Trans-Americas

Figure A88. Trans-Americas anomaly, interpreted as the Trans-Americas slab, with (horizontal) [vertical] cross sections through (A)[D] the UUP07 p-wave) and (B)[D] the combined SL2013 and S40RTS s-wave models at 2590 km; C) the location of the modern geological record that we interpret to have formed during the subduction of the slab.

Figure A88. Trans-Americas anomaly, interpreted as the Trans-Americas slab, with (horizontal) [vertical] cross sections through (A)[D] the UUP07 p-wave) and (B)[D] the combined SL2013 and S40RTS s-wave models at 2590 km; C) the location of the modern geological record that we interpret to have formed during the subduction of the slab.

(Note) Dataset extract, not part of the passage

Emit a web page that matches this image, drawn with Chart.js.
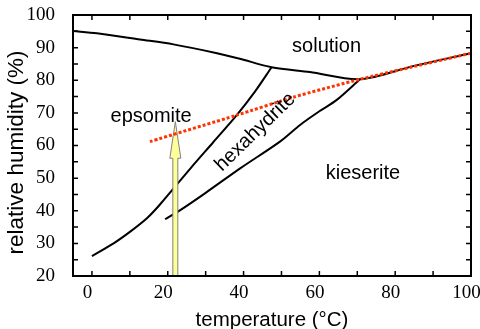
<!DOCTYPE html>
<html>
<head>
<meta charset="utf-8">
<script src="https://cdn.jsdelivr.net/npm/chart.js@4.4.1/dist/chart.umd.min.js"></script>
<style>
  html, body { margin: 0; padding: 0; background: #fff; }
  canvas { display: block; }
</style>
</head>
<body>
<canvas id="myChart" width="480" height="329"></canvas>
<script>
(() => {
  'use strict'

  // phase boundaries, temperature (°C) vs relative humidity (%)
  const solutionT = [-5, 1.3, 12.7, 21.5, 33, 39, 47.4, 57.5, 70.7, 85, 100]
  const solutionRH = [95.1, 94.4, 92.5, 91, 88.3, 86.6, 84, 82.5, 80.3, 84.4, 88.3]

  const epsomiteT = [0, 5.7, 10.1, 14.5, 18, 26, 32, 38.2, 43, 47.4]
  const epsomiteRH = [26.1, 30, 33.6, 37.7, 42, 53, 61, 69.3, 76.5, 84]

  const kieseriteT = [19.3, 23.3, 30, 39.1, 49.6, 54.9, 60, 64.5, 70.7]
  const kieseriteRH = [37.4, 40.2, 45.5, 53, 61.2, 66.3, 70.5, 73.9, 80.3]

  const dottedT = [15.3, 38.2, 53.1, 70.7, 100]
  const dottedRH = [61.2, 69.3, 74.8, 80.3, 88.3]

  // yellow arrow: temperature, start rh, head base rh, tip rh
  const arrowT = 22
  const arrowRH = [20, 56.1, 67.3]

  const xTicks = [0, 10, 20, 30, 40, 50, 60, 70, 80, 90, 100]
  const yTicks = [20, 25, 30, 35, 40, 45, 50, 55, 60, 65, 70, 75, 80, 85, 90, 95, 100]

  const regionNames = ['solution', 'epsomite', 'hexahydrite', 'kieserite']
  const regionT = [61.9, 15.6, 44.1, 71.5]
  const regionRH = [88.6, 67.3, 62.9, 49.6]
  const regionAngle = [0, 0, -44, 0]

  const pts = (xs, ys) => xs.map((x, i) => ({ x: x, y: ys[i] }))
  const black = (xs, ys) => ({
    data: pts(xs, ys),
    borderColor: '#000',
    borderWidth: 2,
    pointRadius: 0,
    tension: 0.3,
    fill: false
  })

  const sans = '"Liberation Sans", Arial, sans-serif'
  const serif = '"Liberation Serif", "Times New Roman", serif'

  const noPad = s => {
    s.paddingLeft = 0
    s.paddingRight = 0
    s.paddingTop = 0
    s.paddingBottom = 0
  }

  const decor = {
    id: 'decor',
    beforeDatasetDraw(chart, args) {
      if (args.index !== 0) return
      const c = chart.ctx
      const xs = chart.scales.x
      const ys = chart.scales.y
      const cx = xs.getPixelForValue(arrowT)
      const yb = ys.getPixelForValue(arrowRH[0])
      const yh = ys.getPixelForValue(arrowRH[1])
      const yt = ys.getPixelForValue(arrowRH[2])
      c.save()
      c.beginPath()
      c.moveTo(cx - 2.5, yb)
      c.lineTo(cx - 2.5, yh)
      c.lineTo(cx - 5.5, yh)
      c.lineTo(cx, yt)
      c.lineTo(cx + 5.5, yh)
      c.lineTo(cx + 2.5, yh)
      c.lineTo(cx + 2.5, yb)
      c.closePath()
      c.fillStyle = '#ffff99'
      c.fill()
      c.strokeStyle = '#808080'
      c.lineWidth = 1
      c.stroke()
      c.restore()
    },
    afterDraw(chart) {
      const c = chart.ctx
      const a = chart.chartArea
      const xs = chart.scales.x
      const ys = chart.scales.y
      c.save()
      c.strokeStyle = '#000'
      c.lineWidth = 2
      c.strokeRect(a.left, a.top, a.right - a.left, a.bottom - a.top)
      c.beginPath()
      xTicks.forEach(v => {
        const px = xs.getPixelForValue(v)
        c.moveTo(px, a.bottom); c.lineTo(px, a.bottom - 5)
        c.moveTo(px, a.top); c.lineTo(px, a.top + 5)
      })
      yTicks.forEach(v => {
        const py = ys.getPixelForValue(v)
        c.moveTo(a.left, py); c.lineTo(a.left + 5, py)
        c.moveTo(a.right, py); c.lineTo(a.right - 5, py)
      })
      c.lineWidth = 1.5
      c.stroke()

      c.fillStyle = '#000'
      c.font = '20px ' + sans
      c.textAlign = 'center'
      c.textBaseline = 'alphabetic'
      regionNames.forEach((name, i) => {
        c.save()
        c.translate(xs.getPixelForValue(regionT[i]), ys.getPixelForValue(regionRH[i]))
        c.rotate(regionAngle[i] * Math.PI / 180)
        c.fillText(name, 0, 0)
        c.restore()
      })

      c.font = '20.5px ' + sans
      c.fillText('temperature (\u00B0C)', (a.left + a.right) / 2, 326)
      c.save()
      c.translate(23, 152.5)
      c.rotate(-Math.PI / 2)
      c.font = '22.5px ' + sans
      c.fillText('relative humidity (%)', 0, 0)
      c.restore()
      c.restore()
    }
  }

  const ctx = document.getElementById('myChart')
  const myChart = new Chart(ctx, {
    type: 'line',
    data: {
      datasets: [
        {
          data: pts(dottedT, dottedRH),
          borderColor: '#ff3300',
          borderWidth: 3,
          borderDash: [3, 2],
          pointRadius: 0,
          tension: 0.2,
          fill: false
        },
        black(solutionT, solutionRH),
        black(epsomiteT, epsomiteRH),
        black(kieseriteT, kieseriteRH)
      ]
    },
    options: {
      responsive: false,
      animation: false,
      devicePixelRatio: 1,
      layout: { padding: { top: 15, right: 9, left: 0, bottom: 0 } },
      plugins: {
        legend: { display: false },
        tooltip: { enabled: false }
      },
      scales: {
        x: {
          type: 'linear',
          min: -5,
          max: 100,
          afterBuildTicks: s => { s.ticks = xTicks.map(v => ({ value: v })) },
          afterFit: s => { s.height = 53; noPad(s) },
          grid: { display: false, drawTicks: false },
          border: { display: false },
          ticks: {
            autoSkip: false,
            maxRotation: 0,
            padding: 6,
            labelOffset: -4.5,
            color: '#000',
            font: { family: serif, size: 19 },
            callback: v => (v % 20 === 0 ? v : '')
          }
        },
        y: {
          type: 'linear',
          min: 20,
          max: 100,
          afterBuildTicks: s => { s.ticks = yTicks.map(v => ({ value: v })) },
          afterFit: s => { s.width = 73; noPad(s) },
          grid: { display: false, drawTicks: false },
          border: { display: false },
          ticks: {
            autoSkip: false,
            padding: 18,
            color: '#000',
            font: { family: serif, size: 19 },
            callback: v => (v % 10 === 0 ? v : '')
          }
        }
      }
    },
    plugins: [decor]
  })
})()
</script>
</body>
</html>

The Trans-Americas anomaly (Figure A88) is located below the Cocos plate and Central America from the core-mantle boundary up to the deep mantle. It has been detected in previous seismological (Niu and Wen, 2001; Thomas, 2004; Hutko et al., 2006; Kito et al., 2007; 2008) and tomographic studies (van der Hilst et al., 2007, Ko et al. 2017). We infer by correlation to the base of the Cocos slab to the northeast and the base of the Idaho slab to the north that the Trans-Americas anomaly represents lithosphere that subducted during the Middle Mesozoic or before. Van der Meer et al. (2010) previously interpreted the Trans-Americas slab to result from subduction of Farallon/Panthalassa lithosphere in the Permian to Triassic associated with the Sonoma orogeny at the western margin of Laurentia (Ziegler, 1989; Ward, 1995; Cawood and Buchan, 2007). Alternatively, and perhaps more likely, the slab may have an early Mesozoic intra-oceanic origin with its associated arc accreting to the western North American margin during the Middle Mesozoic. The Stikinia-Quesnellia arc may fit such a scenario. This arc initiated in the Middle-Late Triassic and accreted to Laurentia in the Early-Middle Jurassic (Nokleberg et al., 2000; Johnston and Borel, 2007). However, the location of the Stikinia-Quesnellia terrane, currently extending over 1200 km (Nokleberg et al. 2012), is poorly constrained and may in fact represent more intra-oceanic arcs of varying ages and paleo-locations. As pointed out by Shephard et al. (2013), other slabs (e.g., Wichita, Hudson), would have been correlated as well with this arc. Alternatively, Boschman and van Hinsbergen (2016) suggested that the Trans-Americas slab may have detached as a result of triple junction migration at the Izanagi-Farallon plate boundary, which culminated through instable triple junction formation in the 190 Ma birth of the Pacific plate. Further research on this topic may require us to revise the age of the slab, which we now tentatively place between 233 and 166 Ma covering the age of Stikinia-Quesnellia subduction (see Wichita slab) as well as the birth of the Pacific plate.